人里離れた一軒家ならいざ知らず、普通の住宅街なら確実に近所迷惑で村八分喰らうでしょうね。作中にそんなエピソードは出てきませんが(「もしかしてカラス飼ってる?」と疑われてごまかした程度)、実際のところはどうだったんでしょう。
くさいし汚いしうるさいけど「めっぽうかわいい」
こんなふうに、犬養さんは「かぁ子りん」の世話で大変だったに決まっています。
「あたしカラス飼ってみたいんです〜」みたいな人が現れたときは、「悪いこと言わないからカラスはやめといたほうがいい」と助言しつつ、ノドまで出かかっていた本音は、
「よかったら差しあげましょうか!?」
でした。
とはいえ、相手がその気になったら本当に譲ってあげたとは考えにくいほど、犬養さんは「かぁ子りん」に愛情を注いでおり、「かぁ子りん」もそれに応えてとても懐いていたようです。

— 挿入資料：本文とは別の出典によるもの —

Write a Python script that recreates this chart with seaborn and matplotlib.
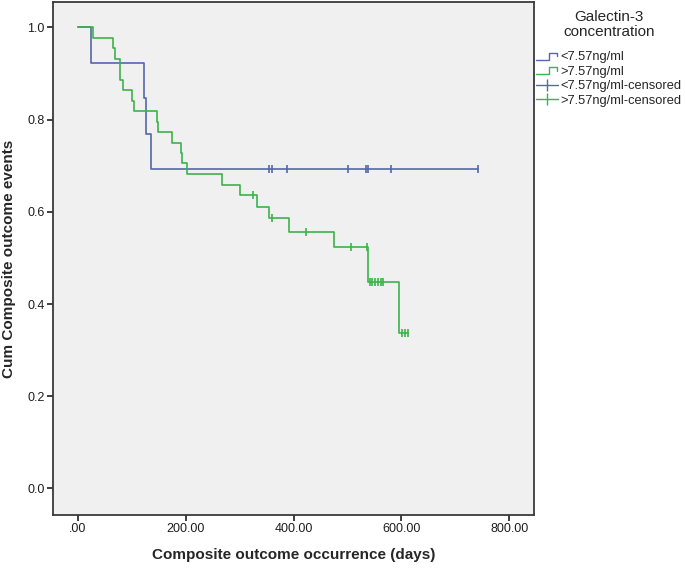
import numpy as np
import pandas as pd
import matplotlib
matplotlib.use("Agg")
import matplotlib.pyplot as plt
import seaborn as sns
from matplotlib.lines import Line2D
from matplotlib.legend_handler import HandlerBase

# Kaplan-Meier steps (days, cumulative survival)
low_days = [0, 25, 123, 126.5, 136]
low_surv = [1.0, 0.923, 0.846, 0.769, 0.692]
low_censored = [355, 359.5, 388, 501.5, 534, 537.5, 581, 742]

high_days = [0, 29, 66, 69, 78, 79, 83, 100, 104, 146, 148, 174, 192, 194, 202,
             267, 300, 333, 355, 392, 476, 538, 596]
high_surv = [1.0, 0.977, 0.955, 0.932, 0.909, 0.886, 0.864, 0.841, 0.818, 0.795,
             0.773, 0.750, 0.727, 0.705, 0.682, 0.659, 0.636, 0.611, 0.586, 0.557,
             0.524, 0.447, 0.337]
high_censored = [325, 359.5, 423, 507.5, 535.5, 542, 546, 551, 557, 561.5, 566.5,
                 600.5, 606.5, 611.5]

groups = ["<7.57ng/ml", ">7.57ng/ml"]
colors = ["#5566AA", "#3DB34A"]
x_ticks = [0, 200, 400, 600, 800]
x_tick_labels = [".00", "200.00", "400.00", "600.00", "800.00"]
y_ticks = [0.0, 0.2, 0.4, 0.6, 0.8, 1.0]
y_tick_labels = ["0.0", "0.2", "0.4", "0.6", "0.8", "1.0"]


def step_frame(days, surv, cens, name):
    # extend the last level out to the last censored case
    d = list(days) + [max(cens)]
    s = list(surv) + [surv[-1]]
    return pd.DataFrame({"days": d, "surv": s, "group": name})


def censor_frame(days, surv, cens, name):
    idx = np.searchsorted(days, cens, side="right") - 1
    return pd.DataFrame({"days": cens, "surv": np.array(surv)[idx], "group": name})


class StepHandler(HandlerBase):
    # small "_|‾|" glyph like the SPSS legend
    def create_artists(self, legend, orig_handle, xdescent, ydescent,
                       width, height, fontsize, trans):
        xs = np.array([0, 0.6, 0.6, 0.95, 0.95]) * width - xdescent
        ys = np.array([0.05, 0.05, 0.8, 0.8, 0.4]) * height - ydescent
        return [Line2D(xs, ys, color=orig_handle.get_color(), lw=1.0, transform=trans)]


curves = pd.concat([step_frame(low_days, low_surv, low_censored, groups[0]),
                    step_frame(high_days, high_surv, high_censored, groups[1])])
marks = pd.concat([censor_frame(low_days, low_surv, low_censored, groups[0]),
                   censor_frame(high_days, high_surv, high_censored, groups[1])])

sns.set_style("ticks", {"axes.facecolor": "#F0F0F0", "axes.edgecolor": "#3A3A3A"})
plt.rcParams["font.family"] = ["Liberation Sans", "DejaVu Sans"]

fig = plt.figure(figsize=(6.85, 5.69), dpi=100)
ax = fig.add_axes([53 / 685, 1 - 515 / 569, 481 / 685, 513 / 569])

palette = dict(zip(groups, colors))
sns.lineplot(data=curves, x="days", y="surv", hue="group", palette=palette,
             drawstyle="steps-post", estimator=None, sort=False, legend=False,
             lw=1.2, ax=ax)
sns.scatterplot(data=marks, x="days", y="surv", hue="group", palette=palette,
                marker="|", s=32, linewidth=1.2, legend=False, ax=ax)

ax.set_xlim(-46, 846)
ax.set_ylim(-0.0575, 1.055)
ax.set_xticks(x_ticks)
ax.set_xticklabels(x_tick_labels)
ax.set_yticks(y_ticks)
ax.set_yticklabels(y_tick_labels)
ax.tick_params(length=4, width=1.2, labelsize=9, pad=2, colors="#1E1E1E")
for sp in ax.spines.values():
    sp.set_linewidth(1.3)
    sp.set_visible(True)

ax.set_xlabel("Composite outcome occurrence (days)", fontsize=11, fontweight="bold", labelpad=9)
ax.set_ylabel("Cum Composite outcome events", fontsize=11, fontweight="bold", labelpad=8)

fig.text(609 / 685, 1 - 24.5 / 569, "Galectin-3\nconcentration", ha="center", va="center",
         fontsize=11, linespacing=1.05)

h_low = Line2D([], [], color=colors[0])
h_high = Line2D([], [], color=colors[1])
h_low_c = Line2D([], [], color=colors[0], lw=1.0, marker="|", markersize=8, markeredgewidth=1.0)
h_high_c = Line2D([], [], color=colors[1], lw=1.0, marker="|", markersize=8, markeredgewidth=1.0)
fig.legend([h_low, h_high, h_low_c, h_high_c],
           [groups[0], groups[1], groups[0] + "-censored", groups[1] + "-censored"],
           handler_map={h_low: StepHandler(), h_high: StepHandler()},
           loc="upper left", bbox_to_anchor=(536 / 685, 1 - 51 / 569),
           frameon=False, fontsize=9.3, handlelength=1.7, handletextpad=0.2,
           labelspacing=0.2, borderpad=0, borderaxespad=0)

fig.savefig("out.png", dpi=100)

頭を撫でてと甘えてきたり、外出先から帰ってきたご主人様を「ワンワンワン」と犬の鳴き真似をして迎えてくれたり(同時期に飼っていた犬の声を覚えた)。とても頭がよく、感情豊かなので、鳥というより「犬や猫に感覚が近い」という表現を「あとがき」でされています。
だからこそ、「かぁ子りん」が永眠したときのペットロスは相当なものがあり、涙が止まらなかったそうです。僕はなぜか、犬養さんの漫画を通して、自分もカラスを飼った気になってしまっていたので、巻末で「かぁ子りん」の写真を見たときは涙が出そうになりました。
「こんな優しい人に拾われて良かったね」と、毒にも薬にもならない駄菓子のごとき感想で締めくくりたいと思います。